For some reason, NFTs are treated differently in this regard – despite internet organizations suffering a similar fate in the ‘90s.
The Problem In Art
The issue with new technology bubbles is that without time for the tech to embed itself into modern life, it can feel that once the unsustainable attention levels fall away, there was nothing worth looking at to begin with. But, like the internet, blockchain has high utility and thus, high potential value.
The preachers of blockchain’s utility – a camp I’m firmly in – may scoff at art NFTs as a poor application of the technology and that we will have far greater uses of it going forward. They are both right and wrong.
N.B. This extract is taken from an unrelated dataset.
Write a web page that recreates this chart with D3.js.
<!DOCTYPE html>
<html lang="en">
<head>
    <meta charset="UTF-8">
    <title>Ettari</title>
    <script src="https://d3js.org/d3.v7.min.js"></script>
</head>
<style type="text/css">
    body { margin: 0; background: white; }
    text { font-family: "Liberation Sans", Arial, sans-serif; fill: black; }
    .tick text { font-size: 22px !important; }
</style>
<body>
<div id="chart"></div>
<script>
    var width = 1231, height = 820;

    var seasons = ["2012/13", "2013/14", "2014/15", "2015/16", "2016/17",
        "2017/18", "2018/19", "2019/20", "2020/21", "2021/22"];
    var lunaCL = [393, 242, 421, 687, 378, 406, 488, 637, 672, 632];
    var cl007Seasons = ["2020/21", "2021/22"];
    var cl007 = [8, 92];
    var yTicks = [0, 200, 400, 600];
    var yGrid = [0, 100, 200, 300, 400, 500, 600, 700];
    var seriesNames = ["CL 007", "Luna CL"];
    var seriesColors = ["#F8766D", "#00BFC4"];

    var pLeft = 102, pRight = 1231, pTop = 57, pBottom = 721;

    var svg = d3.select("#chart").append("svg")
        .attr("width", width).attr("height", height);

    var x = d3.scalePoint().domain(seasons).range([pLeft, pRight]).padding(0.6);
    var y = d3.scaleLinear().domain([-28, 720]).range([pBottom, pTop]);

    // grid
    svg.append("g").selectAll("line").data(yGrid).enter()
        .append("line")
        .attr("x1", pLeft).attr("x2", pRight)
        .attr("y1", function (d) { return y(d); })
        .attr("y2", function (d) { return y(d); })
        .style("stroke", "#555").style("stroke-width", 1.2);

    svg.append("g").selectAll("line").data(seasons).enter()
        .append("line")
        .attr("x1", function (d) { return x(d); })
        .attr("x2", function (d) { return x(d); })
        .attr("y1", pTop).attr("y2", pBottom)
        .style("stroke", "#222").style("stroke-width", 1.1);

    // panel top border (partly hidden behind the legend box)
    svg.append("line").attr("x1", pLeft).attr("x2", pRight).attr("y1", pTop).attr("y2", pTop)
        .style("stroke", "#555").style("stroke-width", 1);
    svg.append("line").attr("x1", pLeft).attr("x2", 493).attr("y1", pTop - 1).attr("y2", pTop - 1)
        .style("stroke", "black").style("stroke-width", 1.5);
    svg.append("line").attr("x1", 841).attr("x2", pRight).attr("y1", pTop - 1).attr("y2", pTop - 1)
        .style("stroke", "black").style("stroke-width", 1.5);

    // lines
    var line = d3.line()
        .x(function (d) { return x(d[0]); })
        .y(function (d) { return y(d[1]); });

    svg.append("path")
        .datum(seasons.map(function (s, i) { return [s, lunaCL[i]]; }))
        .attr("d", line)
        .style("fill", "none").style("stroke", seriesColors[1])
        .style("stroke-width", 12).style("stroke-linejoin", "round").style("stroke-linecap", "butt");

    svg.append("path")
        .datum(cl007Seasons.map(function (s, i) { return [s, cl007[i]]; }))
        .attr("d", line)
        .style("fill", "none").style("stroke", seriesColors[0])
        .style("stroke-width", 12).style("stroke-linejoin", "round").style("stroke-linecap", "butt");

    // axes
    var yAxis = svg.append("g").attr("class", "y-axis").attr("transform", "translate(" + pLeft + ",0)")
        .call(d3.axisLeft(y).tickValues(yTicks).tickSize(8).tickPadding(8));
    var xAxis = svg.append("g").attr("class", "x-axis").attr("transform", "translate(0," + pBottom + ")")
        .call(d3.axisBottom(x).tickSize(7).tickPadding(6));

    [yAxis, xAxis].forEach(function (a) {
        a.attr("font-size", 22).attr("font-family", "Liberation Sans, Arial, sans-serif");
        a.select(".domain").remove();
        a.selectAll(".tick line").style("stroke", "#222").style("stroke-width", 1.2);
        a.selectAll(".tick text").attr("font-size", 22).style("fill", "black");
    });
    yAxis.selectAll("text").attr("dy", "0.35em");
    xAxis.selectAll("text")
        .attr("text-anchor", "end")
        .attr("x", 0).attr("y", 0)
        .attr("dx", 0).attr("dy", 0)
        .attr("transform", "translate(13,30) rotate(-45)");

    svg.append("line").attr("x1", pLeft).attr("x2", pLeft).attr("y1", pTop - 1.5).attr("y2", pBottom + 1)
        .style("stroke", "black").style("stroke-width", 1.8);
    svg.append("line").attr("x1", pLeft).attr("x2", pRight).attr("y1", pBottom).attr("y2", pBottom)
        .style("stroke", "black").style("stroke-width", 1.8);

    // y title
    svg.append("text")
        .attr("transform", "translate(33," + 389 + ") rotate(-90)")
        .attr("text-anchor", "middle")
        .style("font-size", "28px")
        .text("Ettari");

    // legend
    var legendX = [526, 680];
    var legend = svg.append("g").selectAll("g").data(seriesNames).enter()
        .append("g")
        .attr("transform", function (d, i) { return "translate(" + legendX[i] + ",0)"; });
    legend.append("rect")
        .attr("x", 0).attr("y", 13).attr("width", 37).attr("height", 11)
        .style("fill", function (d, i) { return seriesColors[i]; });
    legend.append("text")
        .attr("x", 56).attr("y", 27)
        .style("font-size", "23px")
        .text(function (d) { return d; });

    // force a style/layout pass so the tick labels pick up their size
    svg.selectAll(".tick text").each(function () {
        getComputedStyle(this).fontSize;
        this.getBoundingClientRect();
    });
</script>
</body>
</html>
Yes, blockchain will affect and improve many industries, some more “important” to society than art, but art NFTs are not dead, nor will they die in the immediate future. Why? Because NFTs solve a persistent problem for the art industry.
You will have likely heard some TEDx talk or TikTok influencer harping on about solving problems being the root of a good business, and that’s provably true. If there’s a pervasive problem in an industry and you solve it, your palm will be crossed with silver.
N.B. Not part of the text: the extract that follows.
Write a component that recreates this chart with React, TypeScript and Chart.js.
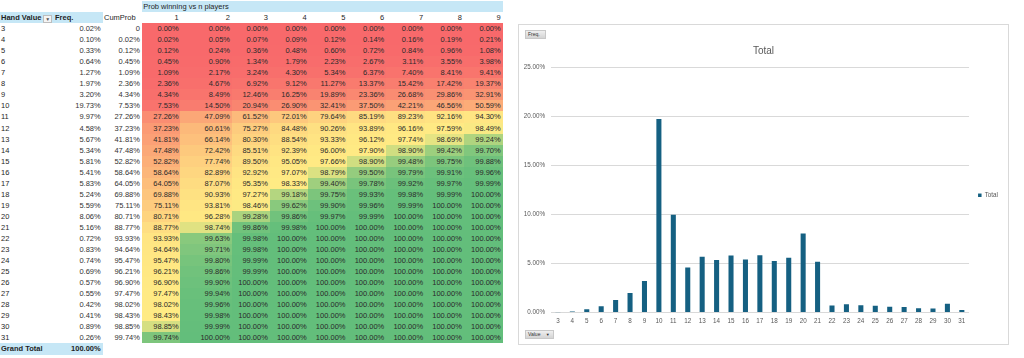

For several decades, art has had a problem that hadn’t been solved: digital ownership.
Damn-near every sector of business, every facet of life, has become digital to varying degrees. Inevitably, art has too, with the rise of digital art, and that extends to photography as much as drawing on a tablet. The issue with digital art is that it isn’t marketable in the same way as physical art because ownership was broadly impossible.
Although digital art has been around for years (listeners of The Mint One Podcast will know my teenage digital art is still on DeviantArt!), it’s struggled to find its place in the art world. The issue was that the art couldn’t be owned, in the same way you’d own a physical painting. This issue was muddied with photography and the ownership of negatives, but as photography went digital, the digital art problem only got bigger.
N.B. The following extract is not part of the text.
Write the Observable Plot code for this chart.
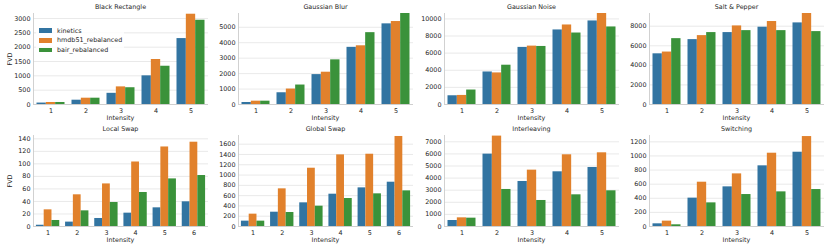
<!DOCTYPE html>
<html><head><meta charset="utf-8">
<script src="https://cdn.jsdelivr.net/npm/d3@7"></script>
<script src="https://cdn.jsdelivr.net/npm/@observablehq/plot@0.6"></script>
<style>
body{margin:0;background:#fff;font-family:"DejaVu Sans",sans-serif;}
#chart{position:relative;width:830px;height:249px;overflow:hidden;background:#fff;}
.lbl{position:absolute;font-size:6.4px;line-height:1;color:#262626;white-space:nowrap;transform:translate(-50%,-50%);}
.panel{position:absolute;}
.legend{position:absolute;left:36px;top:25px;width:88px;height:30px;background:rgba(255,255,255,0.8);font-size:6.4px;color:#262626;}
.legend .row{position:absolute;left:3px;height:8px;display:flex;align-items:center;}
.legend .sw{width:13px;height:4.5px;margin-right:5px;}
</style></head><body><div id="chart"></div>
<script>
// Series and colours
const series = ["kinetics", "hmdb51_rebalanced", "bair_rebalanced"];
const colors = ["#3274a1", "#e1812c", "#3a923a"];

// Panel titles
const titles = ["Black Rectangle", "Gaussian Blur", "Gaussian Noise", "Salt & Pepper",
                "Local Swap", "Global Swap", "Interleaving", "Switching"];

// Intensity categories
const intensities5 = [1, 2, 3, 4, 5];
const intensities6 = [1, 2, 3, 4, 5, 6];

// Values: one row per series (kinetics, hmdb51_rebalanced, bair_rebalanced)
const blackRectangle = [[50, 150, 390, 1000, 2300], [70, 220, 615, 1570, 3150], [70, 220, 585, 1335, 2940]];
const gaussianBlur = [[130, 760, 1935, 3700, 5220], [215, 1000, 2090, 3800, 5370], [215, 1260, 2890, 4650, 5890]];
const gaussianNoise = [[1020, 3800, 6670, 8710, 9760], [1060, 3690, 6820, 9290, 10630], [1690, 4590, 6780, 8350, 9060]];
const saltPepper = [[5180, 6630, 7350, 7900, 8340], [5360, 7040, 8030, 8480, 9300], [6730, 7350, 7550, 7550, 7450]];
const localSwap = [[2, 7, 12.8, 21.3, 29.8, 39.4], [26.6, 50.6, 68, 103, 127, 134.6], [9.6, 25, 38.3, 54.3, 76, 81.4]];
const globalSwap = [[104, 278, 460, 628, 751, 861], [240, 732, 1133, 1392, 1405, 1750], [104, 272, 395, 544, 635, 693]];
const interleaving = [[496, 5980, 3720, 4520, 4877], [716, 7470, 4657, 5925, 6090], [689, 3060, 2150, 2618, 2950]];
const switching = [[38, 402, 562, 860, 1053], [76, 628, 746, 1039, 1275], [24, 335, 453, 491, 524]];

// Y tick labels per panel
const ticksBlackRectangle = [0, 500, 1000, 1500, 2000, 2500, 3000];
const ticksGaussianBlur = [0, 1000, 2000, 3000, 4000, 5000];
const ticksGaussianNoise = [0, 2000, 4000, 6000, 8000, 10000];
const ticksSaltPepper = [0, 2000, 4000, 6000, 8000];
const ticksLocalSwap = [0, 20, 40, 60, 80, 100, 120, 140];
const ticksGlobalSwap = [0, 200, 400, 600, 800, 1000, 1200, 1400, 1600];
const ticksInterleaving = [0, 1000, 2000, 3000, 4000, 5000, 6000, 7000];
const ticksSwitching = [0, 200, 400, 600, 800, 1000, 1200];

// Y axis upper limits
const yMax = [3175, 5890, 10630, 9300, 145.3, 1769, 7520, 1290];

const panelData = [blackRectangle, gaussianBlur, gaussianNoise, saltPepper, localSwap, globalSwap, interleaving, switching];
const panelTicks = [ticksBlackRectangle, ticksGaussianBlur, ticksGaussianNoise, ticksSaltPepper, ticksLocalSwap, ticksGlobalSwap, ticksInterleaving, ticksSwitching];
const panelX = [intensities5, intensities5, intensities5, intensities5, intensities6, intensities6, intensities5, intensities5];

const colLeft = [33, 238, 444, 649];
const rowTop = [13, 135];
const plotW = 175, plotH = 91;
const mL = 30, mR = 3, mT = 13, mB = 22;
const groupW = 0.8;

const chart = document.getElementById("chart");

function addLabel(text, x, y, rotate) {
  const d = document.createElement("div");
  d.className = "lbl";
  d.textContent = text;
  d.style.left = x + "px";
  d.style.top = y + "px";
  if (rotate) d.style.transform = "translate(-50%,-50%) rotate(-90deg)";
  chart.appendChild(d);
}

panelData.forEach((vals, p) => {
  const r = Math.floor(p / 4), c = p % 4;
  const xs = panelX[p];
  const n = xs.length;
  const rows = [];
  series.forEach((s, si) => vals[si].forEach((v, i) => rows.push({s, si, k: xs[i], v})));
  const ticks = panelTicks[p];
  const svg = Plot.plot({
    width: mL + plotW + mR,
    height: mT + plotH + mB,
    marginLeft: mL, marginRight: mR, marginTop: mT, marginBottom: mB,
    style: {background: "transparent", fontFamily: "DejaVu Sans", fontSize: "6.4px", color: "#262626", overflow: "visible"},
    x: {type: "linear", domain: [0.5, n + 0.5], ticks: xs, tickFormat: d => String(d), tickSize: 0, tickPadding: 4, label: null},
    y: {domain: [0, yMax[p]], ticks: ticks, tickSize: 0, tickPadding: 3, tickFormat: d => String(d), label: null},
    color: {domain: series, range: colors},
    marks: [
      Plot.ruleY(ticks, {stroke: "#e3e3e3", strokeWidth: 0.8}),
      Plot.rect(rows, {
        x1: d => d.k - groupW / 2 + d.si * groupW / 3,
        x2: d => d.k - groupW / 2 + (d.si + 1) * groupW / 3,
        y1: 0, y2: "v", fill: "s"
      }),
      Plot.ruleX([0.5], {stroke: "#cccccc", strokeWidth: 0.9}),
      Plot.ruleY([0], {stroke: "#cccccc", strokeWidth: 0.9})
    ]
  });
  svg.classList.add("panel");
  svg.style.left = (colLeft[c] - mL) + "px";
  svg.style.top = (rowTop[r] - mT) + "px";
  chart.appendChild(svg);

  addLabel(titles[p], colLeft[c] + plotW / 2, rowTop[r] - 5.7);
  addLabel("Intensity", colLeft[c] + plotW / 2, rowTop[r] + plotH + 14.3);
  if (c === 0) addLabel("FVD", 10, rowTop[r] + plotH / 2, true);
});

// Legend (upper left of first panel)
const leg = document.createElement("div");
leg.className = "legend";
series.forEach((s, i) => {
  const row = document.createElement("div");
  row.className = "row";
  row.style.top = (1.7 + i * 9.7) + "px";
  const sw = document.createElement("span");
  sw.className = "sw";
  sw.style.background = colors[i];
  const t = document.createElement("span");
  t.textContent = s;
  row.appendChild(sw);
  row.appendChild(t);
  leg.appendChild(row);
});
chart.appendChild(leg);
</script>
</body></html>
“Right-click save” is a running joke in NFTs, but it was the state of play for digital art; why would somebody pay to own an image they like when they can download it for free?
Yes, you could argue that “true fans” wouldn’t do this and the artist ought to cultivate a loyal following – a discussion that’s re-emerged regarding NFT royalties – but that still isn’t a water-tight business model.
If you strip away the wild inflation of NFT prices – outside of some blue-chips that still warrant massive price tags – there’s a solution to a multi-decade old problem.
The foundations of NFTs are true, verifiable, digital ownership. Whether the NFT is one of 10,000 AI-generated cats that can’t find a buyer, or a one-off composite of 5,000 hand-made pieces of art selling for $69.3 million at Christie’s, the fundamentals remain the same: they’re both utilizing the wholly new possibility of truly owning something that’s digital.
Where We Are Today
NFTs today as like websites in the ‘90s – annihilated by the bursting of the bubble, but still useful and thus valuable, albeit not all to the same degree. The vast majority will perish, a percentage will persevere (largely because it’s the best way for a digital artist to release work), and a handful will remain.
I will be as bold as to say that we will never see art NFTs reach the peak trading volumes and prices we saw at the height of the bull market, but that’s positive. Instead, we’ll see expensive NFTs that warrant their high prices through talent, cultural importance, and rarity.
Art NFTs, like the rest of the crypto industry, are reeling from the crash, but art NFTs will only be as “dead” as art is – which is to say, demonstrably not dead.